PROBLEM DETAILS :: All of the data that follows should be retyped exactly, please, except the pictures.

INFORMATION SUPPLIED ::
□ □ □

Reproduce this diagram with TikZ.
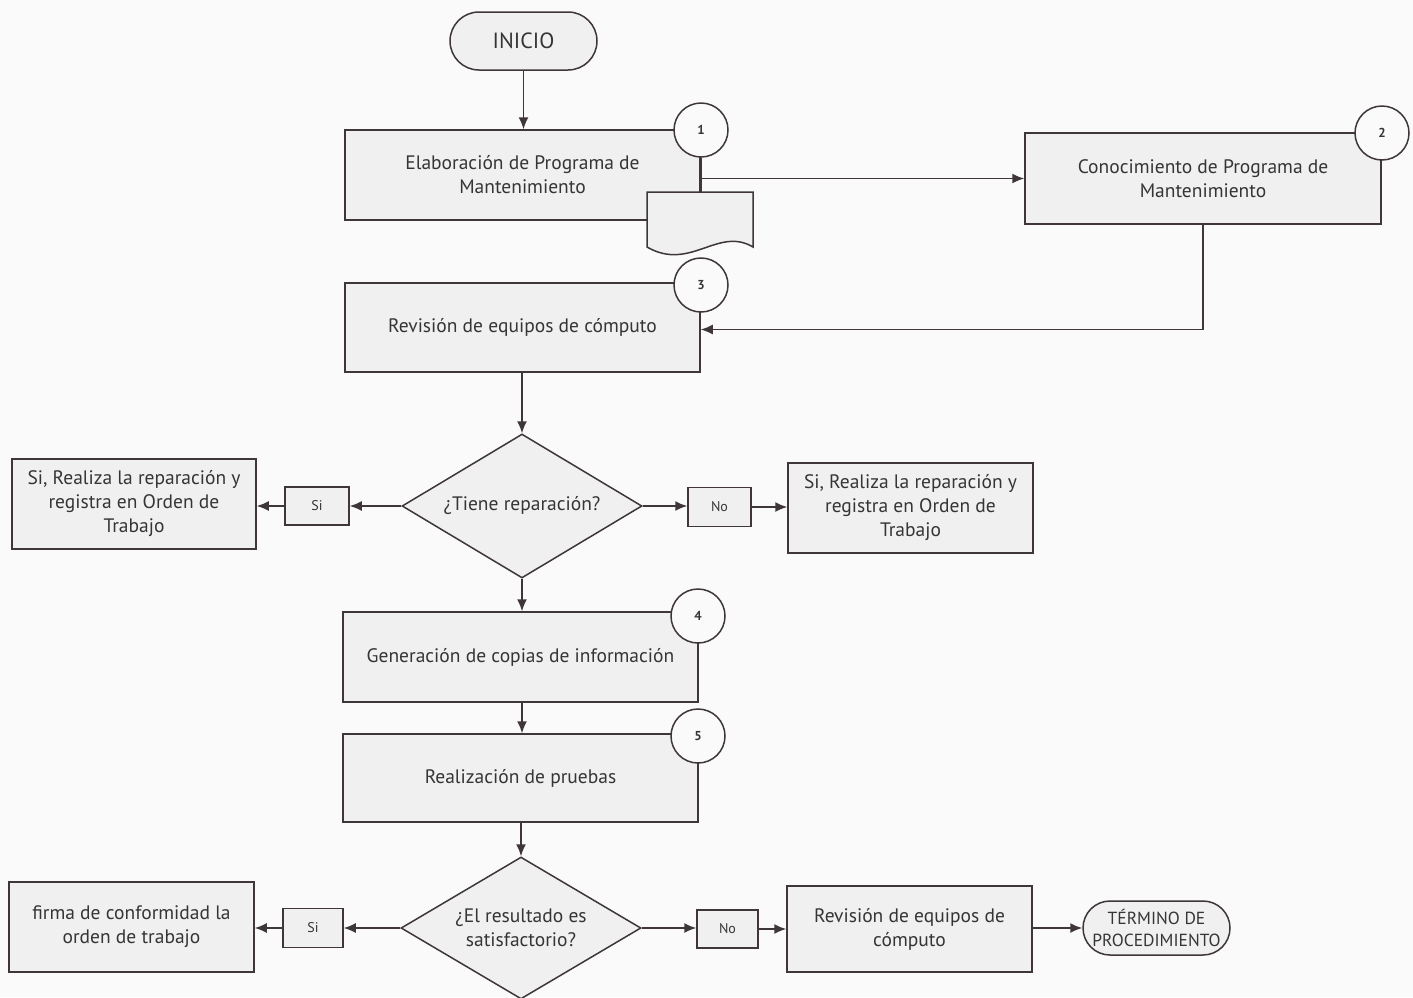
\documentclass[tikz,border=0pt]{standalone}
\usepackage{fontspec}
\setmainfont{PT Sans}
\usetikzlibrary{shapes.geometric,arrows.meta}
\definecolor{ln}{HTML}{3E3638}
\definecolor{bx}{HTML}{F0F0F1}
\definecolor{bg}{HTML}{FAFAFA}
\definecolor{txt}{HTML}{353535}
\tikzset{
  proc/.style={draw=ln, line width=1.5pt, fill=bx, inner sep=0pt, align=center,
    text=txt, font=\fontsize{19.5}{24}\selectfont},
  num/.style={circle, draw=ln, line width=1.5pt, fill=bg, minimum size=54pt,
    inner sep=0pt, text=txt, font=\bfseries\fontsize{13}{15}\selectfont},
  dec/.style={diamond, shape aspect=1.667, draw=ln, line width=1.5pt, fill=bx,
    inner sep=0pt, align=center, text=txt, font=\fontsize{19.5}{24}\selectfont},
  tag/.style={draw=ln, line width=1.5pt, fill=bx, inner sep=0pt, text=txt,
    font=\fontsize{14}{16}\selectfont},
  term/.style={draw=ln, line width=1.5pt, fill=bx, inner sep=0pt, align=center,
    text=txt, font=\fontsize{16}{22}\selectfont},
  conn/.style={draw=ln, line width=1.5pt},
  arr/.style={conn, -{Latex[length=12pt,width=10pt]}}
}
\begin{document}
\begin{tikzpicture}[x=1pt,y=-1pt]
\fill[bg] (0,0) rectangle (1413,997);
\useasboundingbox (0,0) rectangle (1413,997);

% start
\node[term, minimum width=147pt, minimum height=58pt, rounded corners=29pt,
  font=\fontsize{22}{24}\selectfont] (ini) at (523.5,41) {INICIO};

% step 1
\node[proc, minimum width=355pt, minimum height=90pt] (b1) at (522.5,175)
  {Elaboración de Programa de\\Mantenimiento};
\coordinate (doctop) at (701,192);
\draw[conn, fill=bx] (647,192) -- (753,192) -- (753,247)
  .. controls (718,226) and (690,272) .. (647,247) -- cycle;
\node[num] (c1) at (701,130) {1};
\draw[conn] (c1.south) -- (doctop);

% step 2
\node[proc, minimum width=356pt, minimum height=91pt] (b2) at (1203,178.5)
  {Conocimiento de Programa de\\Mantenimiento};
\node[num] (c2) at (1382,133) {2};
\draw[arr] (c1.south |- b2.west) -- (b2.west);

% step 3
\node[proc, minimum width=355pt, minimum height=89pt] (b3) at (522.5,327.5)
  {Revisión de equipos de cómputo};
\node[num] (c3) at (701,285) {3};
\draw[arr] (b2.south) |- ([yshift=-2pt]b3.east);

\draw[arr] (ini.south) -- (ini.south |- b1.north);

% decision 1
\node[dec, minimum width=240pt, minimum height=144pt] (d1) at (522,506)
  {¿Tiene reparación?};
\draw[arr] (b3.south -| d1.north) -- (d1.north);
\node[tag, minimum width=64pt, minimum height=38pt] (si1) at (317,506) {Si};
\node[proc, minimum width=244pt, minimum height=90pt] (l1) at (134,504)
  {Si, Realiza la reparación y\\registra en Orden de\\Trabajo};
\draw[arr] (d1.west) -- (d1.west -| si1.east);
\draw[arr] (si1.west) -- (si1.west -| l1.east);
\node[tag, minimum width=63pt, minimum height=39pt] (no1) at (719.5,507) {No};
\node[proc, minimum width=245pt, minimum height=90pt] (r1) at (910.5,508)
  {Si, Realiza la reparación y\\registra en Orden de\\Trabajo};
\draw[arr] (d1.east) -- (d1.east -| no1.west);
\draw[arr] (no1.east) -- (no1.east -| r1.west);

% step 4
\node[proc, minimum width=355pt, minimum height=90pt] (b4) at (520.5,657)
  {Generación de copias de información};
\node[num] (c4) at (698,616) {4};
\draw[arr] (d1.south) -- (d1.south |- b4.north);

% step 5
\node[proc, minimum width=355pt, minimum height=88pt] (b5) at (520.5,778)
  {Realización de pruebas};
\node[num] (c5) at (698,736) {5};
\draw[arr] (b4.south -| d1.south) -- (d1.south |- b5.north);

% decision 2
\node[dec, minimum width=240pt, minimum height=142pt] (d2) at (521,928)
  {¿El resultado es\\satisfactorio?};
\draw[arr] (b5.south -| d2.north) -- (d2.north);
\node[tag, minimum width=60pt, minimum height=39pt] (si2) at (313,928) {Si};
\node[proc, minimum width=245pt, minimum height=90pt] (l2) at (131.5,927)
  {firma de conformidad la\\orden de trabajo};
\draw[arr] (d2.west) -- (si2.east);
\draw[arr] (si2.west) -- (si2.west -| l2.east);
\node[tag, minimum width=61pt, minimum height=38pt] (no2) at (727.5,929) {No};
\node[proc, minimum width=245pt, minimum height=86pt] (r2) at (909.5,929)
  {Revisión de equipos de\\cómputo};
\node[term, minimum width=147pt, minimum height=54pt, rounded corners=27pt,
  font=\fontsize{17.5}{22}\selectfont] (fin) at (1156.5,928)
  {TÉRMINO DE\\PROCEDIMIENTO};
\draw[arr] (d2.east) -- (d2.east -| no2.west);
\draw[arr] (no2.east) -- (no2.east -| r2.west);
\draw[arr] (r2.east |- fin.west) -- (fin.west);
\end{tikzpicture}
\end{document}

□ □ □

FINAL ANSWER ::
Reproduce this diagram with TikZ.
\documentclass[tikz,border=0pt]{standalone}
\usepackage{fontspec}
\setmainfont{PT Sans}
\usetikzlibrary{shapes.geometric,arrows.meta}
\definecolor{ln}{HTML}{3E3638}
\definecolor{bx}{HTML}{F0F0F1}
\definecolor{bg}{HTML}{FAFAFA}
\definecolor{txt}{HTML}{353535}
\tikzset{
  proc/.style={draw=ln, line width=1.5pt, fill=bx, inner sep=0pt, align=center,
    text=txt, font=\fontsize{19.5}{24}\selectfont},
  num/.style={circle, draw=ln, line width=1.5pt, fill=bg, minimum size=54pt,
    inner sep=0pt, text=txt, font=\bfseries\fontsize{13}{15}\selectfont},
  dec/.style={diamond, shape aspect=1.667, draw=ln, line width=1.5pt, fill=bx,
    inner sep=0pt, align=center, text=txt, font=\fontsize{19.5}{24}\selectfont},
  tag/.style={draw=ln, line width=1.5pt, fill=bx, inner sep=0pt, text=txt,
    font=\fontsize{14}{16}\selectfont},
  term/.style={draw=ln, line width=1.5pt, fill=bx, inner sep=0pt, align=center,
    text=txt, font=\fontsize{16}{22}\selectfont},
  conn/.style={draw=ln, line width=1.5pt},
  arr/.style={conn, -{Latex[length=12pt,width=10pt]}}
}
\begin{document}
\begin{tikzpicture}[x=1pt,y=-1pt]
\fill[bg] (0,0) rectangle (1413,997);
\useasboundingbox (0,0) rectangle (1413,997);

% start
\node[term, minimum width=147pt, minimum height=58pt, rounded corners=29pt,
  font=\fontsize{22}{24}\selectfont] (ini) at (523.5,41) {INICIO};

% step 1
\node[proc, minimum width=355pt, minimum height=90pt] (b1) at (522.5,175)
  {Elaboración de Programa de\\Mantenimiento};
\coordinate (doctop) at (701,192);
\draw[conn, fill=bx] (647,192) -- (753,192) -- (753,247)
  .. controls (718,226) and (690,272) .. (647,247) -- cycle;
\node[num] (c1) at (701,130) {1};
\draw[conn] (c1.south) -- (doctop);

% step 2
\node[proc, minimum width=356pt, minimum height=91pt] (b2) at (1203,178.5)
  {Conocimiento de Programa de\\Mantenimiento};
\node[num] (c2) at (1382,133) {2};
\draw[arr] (c1.south |- b2.west) -- (b2.west);

% step 3
\node[proc, minimum width=355pt, minimum height=89pt] (b3) at (522.5,327.5)
  {Revisión de equipos de cómputo};
\node[num] (c3) at (701,285) {3};
\draw[arr] (b2.south) |- ([yshift=-2pt]b3.east);

\draw[arr] (ini.south) -- (ini.south |- b1.north);

% decision 1
\node[dec, minimum width=240pt, minimum height=144pt] (d1) at (522,506)
  {¿Tiene reparación?};
\draw[arr] (b3.south -| d1.north) -- (d1.north);
\node[tag, minimum width=64pt, minimum height=38pt] (si1) at (317,506) {Si};
\node[proc, minimum width=244pt, minimum height=90pt] (l1) at (134,504)
  {Si, Realiza la reparación y\\registra en Orden de\\Trabajo};
\draw[arr] (d1.west) -- (d1.west -| si1.east);
\draw[arr] (si1.west) -- (si1.west -| l1.east);
\node[tag, minimum width=63pt, minimum height=39pt] (no1) at (719.5,507) {No};
\node[proc, minimum width=245pt, minimum height=90pt] (r1) at (910.5,508)
  {Si, Realiza la reparación y\\registra en Orden de\\Trabajo};
\draw[arr] (d1.east) -- (d1.east -| no1.west);
\draw[arr] (no1.east) -- (no1.east -| r1.west);

% step 4
\node[proc, minimum width=355pt, minimum height=90pt] (b4) at (520.5,657)
  {Generación de copias de información};
\node[num] (c4) at (698,616) {4};
\draw[arr] (d1.south) -- (d1.south |- b4.north);

% step 5
\node[proc, minimum width=355pt, minimum height=88pt] (b5) at (520.5,778)
  {Realización de pruebas};
\node[num] (c5) at (698,736) {5};
\draw[arr] (b4.south -| d1.south) -- (d1.south |- b5.north);

% decision 2
\node[dec, minimum width=240pt, minimum height=142pt] (d2) at (521,928)
  {¿El resultado es\\satisfactorio?};
\draw[arr] (b5.south -| d2.north) -- (d2.north);
\node[tag, minimum width=60pt, minimum height=39pt] (si2) at (313,928) {Si};
\node[proc, minimum width=245pt, minimum height=90pt] (l2) at (131.5,927)
  {firma de conformidad la\\orden de trabajo};
\draw[arr] (d2.west) -- (si2.east);
\draw[arr] (si2.west) -- (si2.west -| l2.east);
\node[tag, minimum width=61pt, minimum height=38pt] (no2) at (727.5,929) {No};
\node[proc, minimum width=245pt, minimum height=86pt] (r2) at (909.5,929)
  {Revisión de equipos de\\cómputo};
\node[term, minimum width=147pt, minimum height=54pt, rounded corners=27pt,
  font=\fontsize{17.5}{22}\selectfont] (fin) at (1156.5,928)
  {TÉRMINO DE\\PROCEDIMIENTO};
\draw[arr] (d2.east) -- (d2.east -| no2.west);
\draw[arr] (no2.east) -- (no2.east -| r2.west);
\draw[arr] (r2.east |- fin.west) -- (fin.west);
\end{tikzpicture}
\end{document}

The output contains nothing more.